Thursday, March 9, 2017

The Case for raising the Minimum Wage (to fix Scott Walker’s failed jobs promises)

Raising the minimum wage would have a direct (and positive) impact on local economies

In response to another dismal jobs report in the Badger State, Gov. Scott Walker did his very best to try and change the subject, to income gains, specifically in the manufacturing industry.

“"If we see wages go up in manufacturing, to me, that's my ultimate goal,” Walker said.

Which seems odd, because that’s the first time I’ve heard that goal said out loud by Walker, or anyone else from his administration for that matter. In 2010 Walker was saying “jobs, jobs, jobs!” was his ultimate goal. I guess being the 13th worst state for jobs growth over the past five years changes your goals a bit. Losing 4,000 manufacturing jobs in the past year might also be cause for Walker’s sudden shift on what his goal should be.

But while most people would change their method of attaining their goal when they fail — perhaps seeing that what they’re doing isn’t working — Walker suggests we change the goal altogether, towards a metric that he’s conveniently spouted out at the last minute.

I might have to try that the next time my diet goes bad. I didn’t “fail” at losing ten pounds, I “succeeded” at enjoying more options at area restaurants over winter. Goal achieved!
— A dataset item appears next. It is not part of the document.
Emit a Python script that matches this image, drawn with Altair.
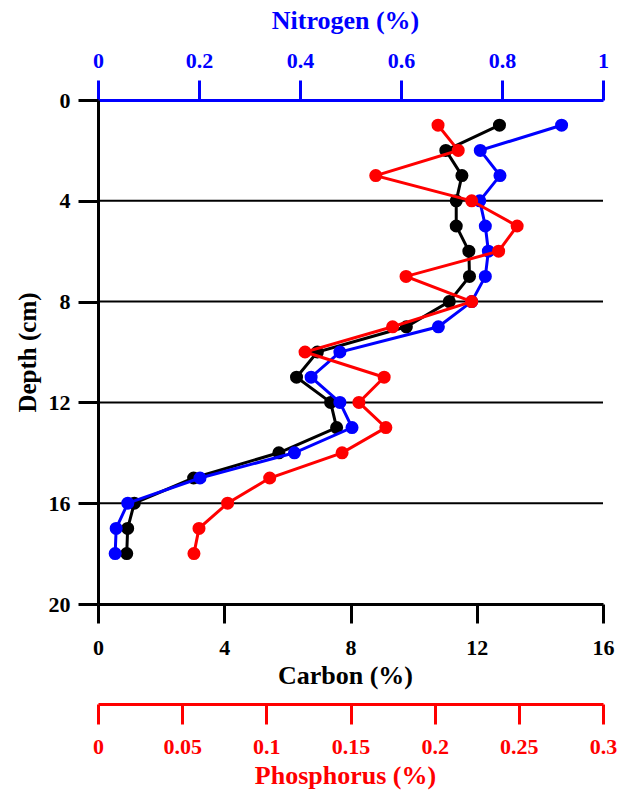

Meanwhile, Walker’s assertion isn’t even that grand: manufacturing workers saw an increase of $59 in weekly pay from September of 2015 to September of 2016, and while that sounds great, it’s more of a correction than anything else. It also ignores the past five years of stagnant wages in manufacturing.

In 2016 workers in the manufacturing industry earned $1,071 per week. In 2011 they earned $996 per week. But that doesn’t take into account the rate of inflation. In 2016 dollars, that $996 is equal to about $1,062. So workers basically saw the spending power of their paychecks go up by about $9 over five years.

The tax breaks for manufacturing companies, then, resulted in a weekly wage increase for employees of just a hair above the equivalent price of a Big Mac combo meal. Thanks, Walker!

There is a way, of course, to positively affect wages AND grow jobs across the state: grow demand, and one of the ways to do that is through a carefully adjusted increase of the minimum wage.

Here’s how it works: if workers are given more income for the work they do, they can spend more money on consumer goods and services throughout the state. A minimum wage increase to $12 an hour means a person currently earning minimum wage, working 40 hours per week, would see an annual wage increase of nearly $10,000.

Currently 59,000 workers are at the minimum wage in Wisconsin (this number doesn’t count the additional 32,000 working below the minimum wage). If those 59,000 saw $10,000 yearly raises, that’d an infusion of $590 million in the state alone.

This doesn’t even consider those workers whose wages are above the minimum wage, who would also be likely to see their own incomes go up as a result of a raise at the bottom. One study, for example, demonstrates that a 10 percent raise in the minimum wage (that’s about 73 cents) would result in a two percent raise in income for the bottom 10 percent of all workers. Sounds insignificant, but remember: that’s what happens when only $0.73 is added to the current minimum wage.

What about small businesses? Wouldn't a raise in the minimum wage hurt them? A surprising number of small businesses actually support raising the minimum wage. In fact, 61 percent of small business owners in the Midwest want to see wages raised to at least $10.10 an hour, according to one survey. The reasoning behind this is simple: when more people are earning more money, their businesses reap the benefits. If a worker is getting $100 more in weekly take-home-pay, they’re more likely to spend that in the local community than if they weren’t getting that extra income.

So a modest raise in the minimum wage seems to make a lot of sense. Unfortunately for Wisconsin, Scott Walker doesn’t seem to think so. In 2014 he called proposals to raise the minimum wage a “political stunt.” What does he propose to do instead?

His next budget includes another tax break — one that would benefit the rich and the corporate elite, but that would give you and me pennies a week in wage increases.

Walker is dead-set on using failed policies of the past in the upcoming budget to grow the state's economy. It won't work: the proposed tax cut would give millions to the top earners in the state. Meanwhile, 70 percent of workers in the state would see an average tax break of about $44, or an $0.84 increase in weekly wages. That won't create demand, but it will make a lot of Walker's corporate donors happy.

It’s the same failed strategy that Walker attempted early in his gubernatorial career — the same strategy that didn’t increase jobs growth in the state, and that forced Walker to spin what his “goal” was all along.

We shouldn’t expect a different result: the same handful of individuals who received millions in tax cuts will get even bigger returns, while the rest of the state is left wondering what we get out of it (here’s a hint: nada).

Wisconsin should instead focus on ways of increasing demand, of making sure workers are getting paid reasonable wages and being able to spend those wages in significant ways at local businesses across the state. Sounds simple enough. But for this governor, and his Republican legislative allies, it’s a concept that’s apparently escaped them. Wisconsin has suffered as a result.